Priscilla Presley’s court filing indicates that several issues call into question the authenticity of the living trust amendment.

The filing says they include a failure to notify Priscilla Presley of the change as required, a misspelling of Priscilla Presley’s name in a document purportedly signed by her daughter, an atypical signature of Lisa Marie Presley, and the absence of witness or notarization. He asks a judge to declare the amendment invalid.

The filing says business manager Barry Siegel intended to step down, which the trust’s preconditions would leave Priscilla Presley, 77, and Riley Keough, 33, as co-directors.

A message seeking comment from representatives for Riley Keough was not immediately returned.

Lisa Marie Presley left three surviving children. In addition to Riley Keough, her daughter with first husband Danny Keough, she had 14-year-old twin daughters with her fourth husband, Michael Lockwood.

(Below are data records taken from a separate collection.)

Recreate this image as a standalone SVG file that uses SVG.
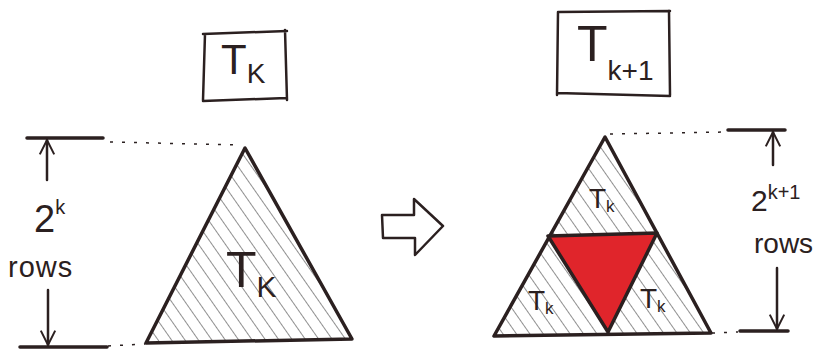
<svg xmlns="http://www.w3.org/2000/svg" width="820" height="350" viewBox="0 0 820 350">
<style>
.ink{stroke:#2b2020;fill:none;stroke-linecap:round;stroke-linejoin:round}
.hatched{fill:url(#hatch)}
.red{fill:#e0252b}
.thick{stroke-width:3.5}
.mid{stroke-width:2.5}
.dash{stroke:#2b2020;stroke-width:1.5;stroke-dasharray:3 9;fill:none}
.lbl{font-family:"Liberation Sans",Arial,sans-serif;fill:#2b2020}
</style>
<defs>
<pattern id="hatch" patternUnits="userSpaceOnUse" width="11" height="11" patternTransform="rotate(-35)">
<line x1="0" y1="0" x2="0" y2="11" stroke="#333" stroke-width="1.1"/>
</pattern>
<marker id="ah" viewBox="0 0 20 20" refX="18" refY="10" markerWidth="18" markerHeight="18" markerUnits="userSpaceOnUse" orient="auto">
<path d="M2,2 L18,10 L2,18" fill="none" stroke="#2b2020" stroke-width="2.2"/>
</marker>
</defs>
<rect width="820" height="350" fill="#fff"/>

<g id="box-left">
<path class="ink mid" d="M203,34 L287,31 M205,34 L203,100 M285,30 L287,100 M203,101 L286,98"/>
<text class="lbl" x="221" y="74" font-size="42">T<tspan font-size="28" dy="9">K</tspan></text>
</g>

<g id="box-right">
<path class="ink mid" d="M558,12 L670,11 M558,12 L557,95 M669,11 L670,95 M557,93 L670,96"/>
<text class="lbl" x="577" y="61" font-size="50">T<tspan font-size="28" dy="19">k+1</tspan></text>
</g>

<g id="tri-left">
<polygon points="245,148 146,343 352,339" class="ink thick hatched"/>
<text class="lbl" x="226" y="287" font-size="50">T<tspan font-size="30" dy="10">K</tspan></text>
</g>

<g id="tri-right">
<polygon points="605,137 494,336 711,333" class="ink thick hatched"/>
<polygon points="548,236 657,233 608,332" class="ink thick red"/>
<text class="lbl" x="589" y="208" font-size="28">T<tspan font-size="17" dy="4">k</tspan></text>
<text class="lbl" x="528" y="310" font-size="28">T<tspan font-size="17" dy="4">k</tspan></text>
<text class="lbl" x="640" y="308" font-size="28">T<tspan font-size="17" dy="4">k</tspan></text>
</g>

<g id="implies">
<path class="ink mid" d="M382,215 L414,215 L414,199 L443,226 L415,255 L415,238 L383,238 Z"/>
</g>

<g id="dim-left">
<path class="ink thick" d="M27,138 L103,138 M20,347 L107,347"/>
<text class="lbl" x="34" y="232" font-size="38">2<tspan font-size="20" dy="-18">k</tspan></text>
<text class="lbl" x="8" y="277" font-size="29" letter-spacing="1">rows</text>
</g>

<g id="dim-right">
<path class="ink thick" d="M728,130 L785,130 M740,331 L788,331"/>
<text class="lbl" x="751" y="211" font-size="30">2<tspan font-size="20" dy="-12">k+1</tspan></text>
<text class="lbl" x="754" y="253" font-size="28">rows</text>
</g>

<g id="connectors">
<line class="ink mid" x1="47" y1="180" x2="47" y2="140" marker-end="url(#ah)"/>
<line class="ink mid" x1="48" y1="290" x2="48" y2="345" marker-end="url(#ah)"/>
<line class="ink mid" x1="773" y1="165" x2="773" y2="132" marker-end="url(#ah)"/>
<line class="ink mid" x1="777" y1="268" x2="777" y2="329" marker-end="url(#ah)"/>
<path class="dash" d="M110,142 L240,145"/>
<path class="dash" d="M108,346 L145,344"/>
<path class="dash" d="M610,134 L727,132"/>
<path class="dash" d="M712,333 L738,332"/>
</g>
</svg>
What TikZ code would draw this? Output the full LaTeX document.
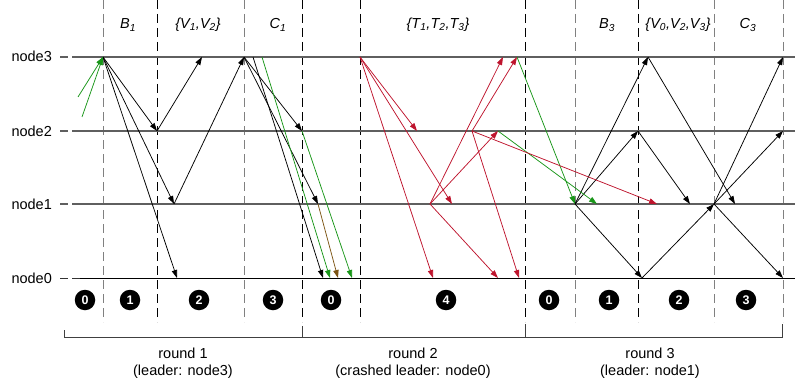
\documentclass[tikz,border=0pt]{standalone}
\usepackage{fontspec}
\setmainfont{Liberation Sans}
\usetikzlibrary{arrows.meta}
\definecolor{msgGreen}{RGB}{25,150,25}
\definecolor{msgRed}{RGB}{190,20,45}
\definecolor{msgBrown}{RGB}{125,85,20}
\definecolor{rowGray}{RGB}{95,95,95}

\tikzset{
  msg/.style={-{Triangle[length=8pt,width=5.4pt]}, line width=0.75pt},
  phase/.style={dash pattern=on 9pt off 5pt, line width=0.9pt},
  step num/.style={circle, fill=black, text=white, inner sep=0pt, minimum size=20.5pt,
    font=\bfseries\fontsize{12.5}{12.5}\selectfont},
}

\begin{document}
\begin{tikzpicture}[x=1pt, y=-1pt, font=\fontsize{14.5}{17}\selectfont]
    \useasboundingbox (0,0) rectangle (799,385);
    % phase borders
    \foreach \x/\c in {103/gray, 157/black, 244/gray, 302/black, 360/black,
        525/black, 575/gray, 638/black, 714/gray, 783/gray}
        \draw[phase, \c] (\x,0) -- (\x,322);
    % the four nodes
    \foreach \i/\y in {3/57, 2/131, 1/204} {
        \node[anchor=base west] (lab\i) at (8,\y+5) {node\i};
        \draw[rowGray, line width=1.3pt, dash pattern=on 8pt off 4pt] (60,\y) -- (80,\y);
        \draw[rowGray, line width=1.3pt] (80,\y) -- (795,\y);
    }
    \node[anchor=base west] (lab0) at (8,283) {node0};
    \draw[black!80, line width=1pt, dash pattern=on 8pt off 4pt] (60,278) -- (80,278);
    \draw[black, line width=1pt] (80,278) -- (795,278);
    % phase names
    \foreach \n/\x/\t in {
        b1/128/{B\textsubscript{1}}, v1/198/{\{V\textsubscript{1},V\textsubscript{2}\}},
        c1/278/{C\textsubscript{1}}, t2/438/{\{T\textsubscript{1},T\textsubscript{2},T\textsubscript{3}\}},
        b3/607/{B\textsubscript{3}}, v3/678/{\{V\textsubscript{0},V\textsubscript{2},V\textsubscript{3}\}},
        c3/748/{C\textsubscript{3}}}
        \node[font=\itshape\fontsize{14.5}{17}\selectfont] (ph\n) at (\x,25) {\t};
    % step numbers
    \foreach \n/\x/\s in {a/85/0, b/130/1, c/199/2, d/273/3, e/331/0,
        f/446/4, g/549/0, h/609/1, i/679/2, j/746/3}
        \node[step num] (st\n) at (\x,300) {\s};
    % rounds
    \draw[black!75, line width=0.9pt] (64,330) -- (64,337) -- (782,337) -- (782,324);
    \draw[black!75, line width=0.9pt] (302,326) -- (302,337);
    \draw[black!75, line width=0.9pt] (525,324) -- (525,337);
    \node[align=center] (rd1) at (183,363) {round 1\\(leader: node3)};
    \node[align=center] (rd2) at (413,363) {round 2\\(crashed leader: node0)};
    \node[align=center] (rd3) at (650,363) {round 3\\(leader: node1)};

    % events on each node
    \foreach \k/\x in {a/103, b/202, c/244, d/253, e/262, f/360, g/503, h/517, i/648, j/783}
        \coordinate (n3\k) at (\x,57);
    \foreach \k/\x in {a/157, b/302, c/417, d/472, e/498, f/638, g/783}
        \coordinate (n2\k) at (\x,131);
    \foreach \k/\x in {a/174, b/318, c/430, d/452, e/575, f/597, g/657, h/690, i/714, j/735, k/783}
        \coordinate (n1\k) at (\x,204);
    \foreach \k/\x in {a/177, b/323, c/330, d/338, e/352, f/433, g/498, h/519, i/642, j/783}
        \coordinate (n0\k) at (\x,278);
    \coordinate (g1) at (78,97);
    \coordinate (g2) at (82,117);

    % messages
    \foreach \a/\b in {n3a/n2a, n3a/n1a, n3a/n0a, n2a/n3b, n1a/n3c, n3c/n2b, n3c/n1b,
        n3d/n0b, n1e/n3i, n1e/n2f, n1e/n0i, n3i/n1j, n2f/n1h, n0i/n1i,
        n1i/n3j, n1i/n2g, n1i/n0j}
        \draw[msg, black] (\a) -- (\b);
    \foreach \a/\b in {g1/n3a, g2/n3a, n3e/n0c, n2b/n0e, n2e/n1f, n3h/n1e}
        \draw[msg, msgGreen] (\a) -- (\b);
    \draw[msg, msgBrown] (n1b) -- (n0d);
    \foreach \a/\b in {n3f/n2c, n3f/n1d, n3f/n0f, n1c/n3g, n1c/n2e, n1c/n0g,
        n2d/n3h, n2d/n0h, n2d/n1g}
        \draw[msg, msgRed] (\a) -- (\b);
\end{tikzpicture}
\end{document}
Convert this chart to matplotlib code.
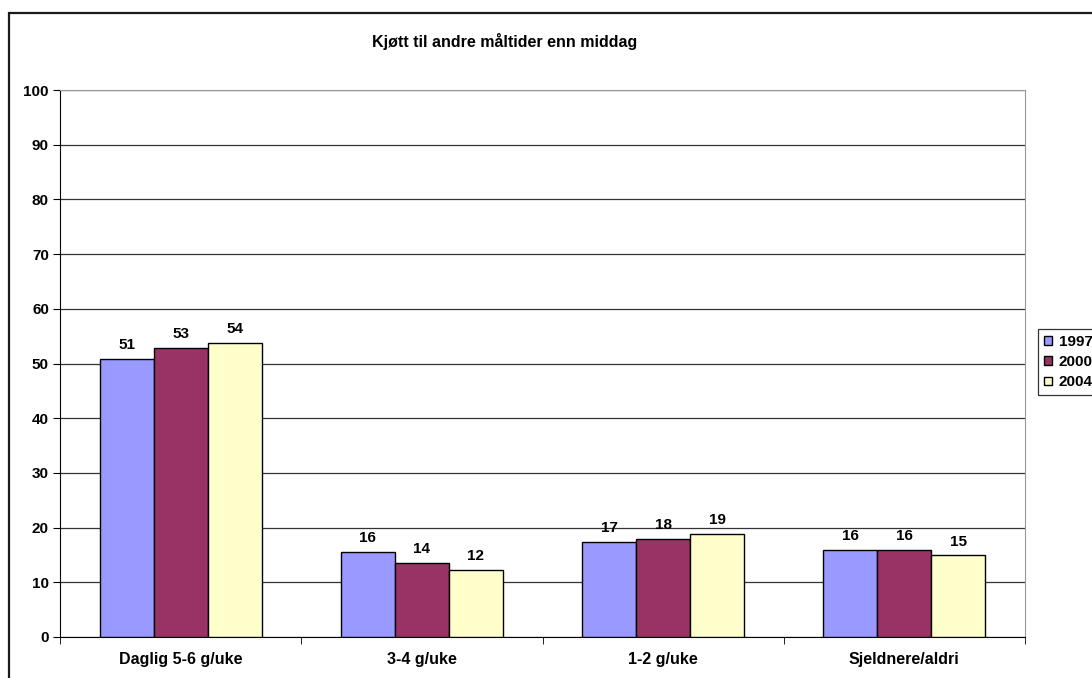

Presley was declared divorced from Lockwood in 2021, but the two were still fighting over finances in family court when she died.

Priscilla Presley’s case is one of the first of what is likely to be many legal maneuvers surrounding the estate of Lisa Marie Presley, Elvis Presley’s sole heiress.

It is unclear, however, how much this estate is worth. A lawsuit filed by Lisa Marie Presley in 2018, alleging Siegel mishandled the trust, said it was worth more than $100 million, but most of it had been exhausted.